— Я вас не понимаю, — высокомерно произнес Волохов. — У меня нет тайн, ради сохранения которых мне нужно было бы убивать людей.
— Вам, может быть, и не нужно, — согласилась Настя. — Но кому-то нужно. Вы не можете оспаривать очевидное. Валерий Васильевич, у нас с вами только два пути, по которым мы можем пойти. Путь первый: вы все отрицаете, и тогда мы начинаем очень сильно подозревать вас в организации пяти убийств. У нас есть показания свидетелей, которые видели, как вы приходили к Анисковец в мае этого года. И в ее квартире обнаружены ваши следы. У нас показания сестры Марфы о том, что вы бывали в доме инвалидов. У нас есть свидетельства того, что вы специально выбирали время посещений больницы, чтобы как можно меньше персонала знало вас в лицо. И убита единственная медсестра, которая хорошо вас помнит. Все остальные сестры и врачи знают о вас только понаслышке, по рассказам самой Мыриковой. Показания младших детей в счет не идут, Оля интеллектуально недостаточна, Павлик еще слишком мал. А Наташа, которая тоже хорошо вас знает, благополучно и очень вовремя исчезает. Как видите, оснований подозревать вас и даже обвинять более чем достаточно. Путь второй: если вы хотите, чтобы мы не считали вас убийцей, расскажите нам все, что знаете. Третьего-то пути нет, поймите это.
— К сожалению, я ничем не могу вам помочь. Я не знаю, о какой тайне вы говорите. По-моему, она является плодом вашего воображения.
Настя собралась уже было ответить, когда послышался звонок в дверь.
— Это ваш сосед? — спросил Коротков.
— Вряд ли, — ответил Волохов, — у него есть ключ. Это кто-то посторонний.

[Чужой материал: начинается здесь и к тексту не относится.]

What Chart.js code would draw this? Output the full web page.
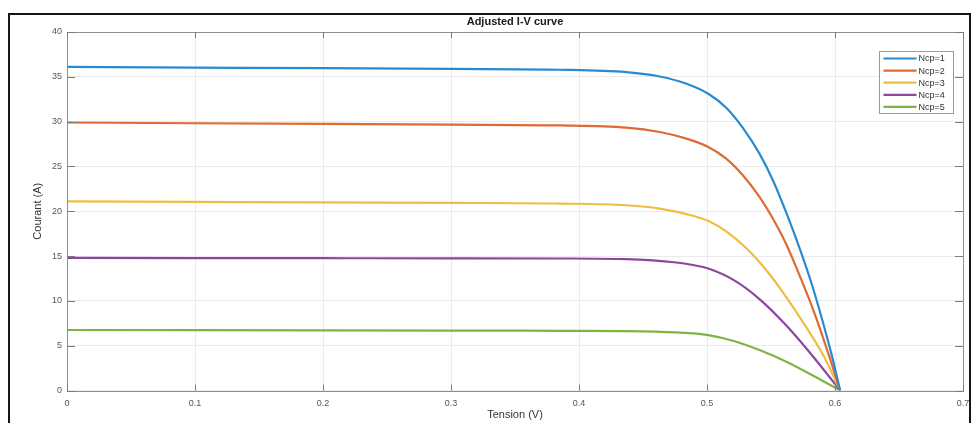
<!DOCTYPE html>
<html>
<head>
<meta charset="utf-8">
<script src="https://cdn.jsdelivr.net/npm/chart.js@4.4.1/dist/chart.umd.min.js"></script>
<style>
  html, body { margin: 0; padding: 0; background: #fff; }
  #wrap { position: relative; width: 973px; height: 423px; overflow: hidden; }
  #c { position: absolute; left: 0; top: 0; }
  #frame { position: absolute; left: 8px; top: 13px; width: 963px; height: 430px; border: 2px solid #151515; box-sizing: border-box; pointer-events: none; }
</style>
</head>
<body>
<div id="wrap">
  <canvas id="c" width="973" height="423"></canvas>
  <div id="frame"></div>
</div>
<script>
// ---- data ----
const seriesNames = ['Ncp=1', 'Ncp=2', 'Ncp=3', 'Ncp=4', 'Ncp=5'];

const vNcp1 = [0, 0.1, 0.2, 0.3, 0.385, 0.437, 0.463, 0.484, 0.501, 0.515, 0.528, 0.541, 0.552, 0.563, 0.573, 0.582, 0.590, 0.597, 0.604];
const iNcp1 = [36.1, 36.03, 35.96, 35.88, 35.79, 35.52, 35.04, 34.23, 33.11, 31.55, 29.3, 26.43, 23.3, 19.45, 15.6, 11.8, 7.9, 4.2, 0];

const vNcp2 = [0, 0.1, 0.2, 0.3, 0.385, 0.437, 0.463, 0.484, 0.501, 0.515, 0.528, 0.541, 0.551, 0.562, 0.573, 0.583, 0.593, 0.604];
const iNcp2 = [29.9, 29.82, 29.74, 29.66, 29.58, 29.33, 28.84, 28.1, 27.17, 25.87, 24.01, 21.6, 19.3, 16.3, 12.6, 9.0, 4.9, 0];

const vNcp3 = [0, 0.1, 0.2, 0.3, 0.385, 0.437, 0.463, 0.489, 0.502, 0.515, 0.531, 0.547, 0.562, 0.578, 0.591, 0.604];
const iNcp3 = [21.1, 21.04, 20.98, 20.93, 20.86, 20.67, 20.3, 19.5, 18.85, 17.75, 15.84, 13.3, 10.4, 6.95, 3.9, 0];

const vNcp4 = [0, 0.1, 0.2, 0.3, 0.385, 0.437, 0.476, 0.489, 0.501, 0.521, 0.541, 0.562, 0.583, 0.604];
const iNcp4 = [14.8, 14.78, 14.76, 14.75, 14.73, 14.65, 14.28, 14.0, 13.61, 12.31, 10.2, 7.25, 3.77, 0];

const vNcp5 = [0, 0.1, 0.2, 0.3, 0.385, 0.437, 0.476, 0.501, 0.521, 0.541, 0.562, 0.583, 0.604];
const iNcp5 = [6.75, 6.73, 6.71, 6.69, 6.66, 6.63, 6.48, 6.18, 5.52, 4.51, 3.21, 1.65, 0];

const xTickLabels = ['0', '0.1', '0.2', '0.3', '0.4', '0.5', '0.6', '0.7'];
const yTickLabels = ['0', '5', '10', '15', '20', '25', '30', '35', '40'];

const titleText = 'Adjusted I-V curve';
const xTitle = 'Tension (V)';
const yTitle = 'Courant (A)';

// ---- styles ----
const colors = ['#2a8ad0', '#de6a34', '#efbd42', '#8b479f', '#7fb443'];
const volts = [vNcp1, vNcp2, vNcp3, vNcp4, vNcp5];
const amps = [iNcp1, iNcp2, iNcp3, iNcp4, iNcp5];

const datasets = seriesNames.map((name, k) => ({
  label: name,
  data: volts[k].map((v, j) => ({ x: v, y: amps[k][j] })),
  borderColor: colors[k],
  backgroundColor: colors[k],
  borderWidth: 2.2,
  pointRadius: 0,
  fill: false,
  cubicInterpolationMode: 'monotone'
}));

const boxPlugin = {
  id: 'matlabBox',
  afterDatasetsDraw(chart) {
    const { ctx, chartArea: a, scales } = chart;
    ctx.save();
    ctx.strokeStyle = '#8f8f8f';
    ctx.lineWidth = 1;
    ctx.strokeRect(Math.round(a.left) + 0.5, Math.round(a.top) + 0.5, Math.round(a.right - a.left), Math.round(a.bottom - a.top));
    ctx.strokeStyle = '#7a7a7a';
    ctx.beginPath();
    scales.x.ticks.forEach(t => {
      const px = Math.round(scales.x.getPixelForValue(t.value)) + 0.5;
      ctx.moveTo(px, a.bottom); ctx.lineTo(px, a.bottom - 6);
      ctx.moveTo(px, a.top); ctx.lineTo(px, a.top + 6);
    });
    scales.y.ticks.forEach(t => {
      const py = Math.round(scales.y.getPixelForValue(t.value)) + 0.5;
      ctx.moveTo(a.left, py); ctx.lineTo(a.left + 8, py);
      ctx.moveTo(a.right, py); ctx.lineTo(a.right - 8, py);
    });
    ctx.stroke();
    ctx.restore();
  },
  afterDraw(chart) {
    const { ctx } = chart;
    // legend box (top-right inside axes)
    const bx = 879.5, by = 51.5, bw = 74, bh = 62;
    ctx.save();
    ctx.fillStyle = '#ffffff';
    ctx.fillRect(bx, by, bw, bh);
    ctx.strokeStyle = '#9a9a9a';
    ctx.lineWidth = 1;
    ctx.strokeRect(bx, by, bw, bh);
    ctx.font = '9px "Liberation Sans", Arial, sans-serif';
    ctx.textBaseline = 'middle';
    ctx.textAlign = 'left';
    chart.data.datasets.forEach((ds, k) => {
      const yy = by + 7 + k * 12.1;
      ctx.strokeStyle = ds.borderColor;
      ctx.lineWidth = 2.2;
      ctx.beginPath();
      ctx.moveTo(bx + 4, yy); ctx.lineTo(bx + 37, yy);
      ctx.stroke();
      ctx.fillStyle = '#333';
      ctx.fillText(ds.label, bx + 39, yy + 0.5);
    });
    ctx.restore();
  }
};

new Chart(document.getElementById('c'), {
  type: 'line',
  data: { datasets },
  plugins: [boxPlugin],
  options: {
    responsive: false,
    animation: false,
    devicePixelRatio: 1,
    layout: { padding: { left: 0, right: 10, top: 0, bottom: 0 } },
    plugins: {
      legend: { display: false },
      tooltip: { enabled: false },
      title: {
        display: true,
        text: titleText,
        fullSize: false,
        color: '#1a1a1a',
        font: { family: '"Liberation Sans", Arial, sans-serif', size: 11, weight: 'bold', lineHeight: 1.2 },
        padding: { top: 15.4, bottom: 3.4 }
      }
    },
    scales: {
      x: {
        type: 'linear',
        min: 0, max: 0.7,
        afterBuildTicks(scale) { scale.ticks = xTickLabels.map(s => ({ value: parseFloat(s) })); },
        afterFit(scale) { scale.height = 32.5; scale.paddingRight = 0; scale.paddingLeft = 0; },
        grid: { color: '#ebebeb', drawTicks: false, lineWidth: 1 },
        border: { display: false },
        ticks: {
          padding: 8,
          color: '#555',
          font: { family: '"Liberation Sans", Arial, sans-serif', size: 9 },
          maxRotation: 0,
          autoSkip: false,
          callback: (v, i) => xTickLabels[i]
        },
        title: {
          display: true, text: xTitle, color: '#333',
          font: { family: '"Liberation Sans", Arial, sans-serif', size: 11 },
          padding: { top: 0, bottom: 1 }
        }
      },
      y: {
        min: 0, max: 40,
        afterBuildTicks(scale) { scale.ticks = yTickLabels.map(s => ({ value: parseFloat(s) })); },
        afterFit(scale) { scale.width = 67; },
        grid: { color: '#ebebeb', drawTicks: false, lineWidth: 1 },
        border: { display: false },
        ticks: {
          padding: 5,
          color: '#555',
          font: { family: '"Liberation Sans", Arial, sans-serif', size: 9 },
          autoSkip: false,
          callback: (v, i) => yTickLabels[i]
        },
        title: {
          display: true, text: yTitle, color: '#333',
          font: { family: '"Liberation Sans", Arial, sans-serif', size: 11 },
          padding: { top: 31, bottom: 0 }
        }
      }
    }
  }
});
</script>
</body>
</html>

Юра сорвался с места и неслышно приоткрыл дверь в коридор. Раздались торопливые шаги Ирины, щелкнул замок. Коротков осторожно выскользнул в коридор, стараясь, чтобы его не было видно от входной двери. Настя молча разглядывала Волохова, пытаясь воспользоваться неожиданно предоставившейся передышкой и изменить стратегию разговора, потому что тот план, который она выработала, сидя в машине с Коротковым, видимых успехов не принес. Волохов ничего не боится, во всяком случае, ничего из того, что она ему припасла. Вероятно, он и в самом деле не причастен к убийствам. Но должен же он чего-то бояться! Не может он не знать, во имя чего убиты пять человек. Нужно только найти правильный ключ, чтобы заставить его сказать.
Дверь распахнулась, в комнату ворвался Коротков и, не говоря ни слова, протянул Насте какой-то листок. Это была фототелеграмма. Поздравление Павлику Терехину от его старшей сестры Наташи.
— Взгляните, Валерий Васильевич, — она протянула телеграмму Волохову. — Это почерк вашей дочери?
Он испуганно взглянул на телеграмму, будто боясь к ней прикоснуться.
— Что это?
— Не бойтесь, это не кусается, — усмехнулась Настя. — Возьмите и прочтите.
Волохов осторожно взял телеграмму и быстро пробежал глазами ровные мелкие строчки.
— Да, это ее рука. Слава Богу, ей не стало хуже.
— Из чего такой вывод?
— Строчки ровные, буквы четкие. Это означает, что она не принимает сильнодействующие лекарства. Когда у нее боли, ей дают такие препараты, которые по своему действию сродни наркотическим. Тогда у нее нарушилась бы координация и она не смогла бы написать так ровно и четко. И текст свидетельствует о том, что у нее ясное сознание. Погодите, но почему?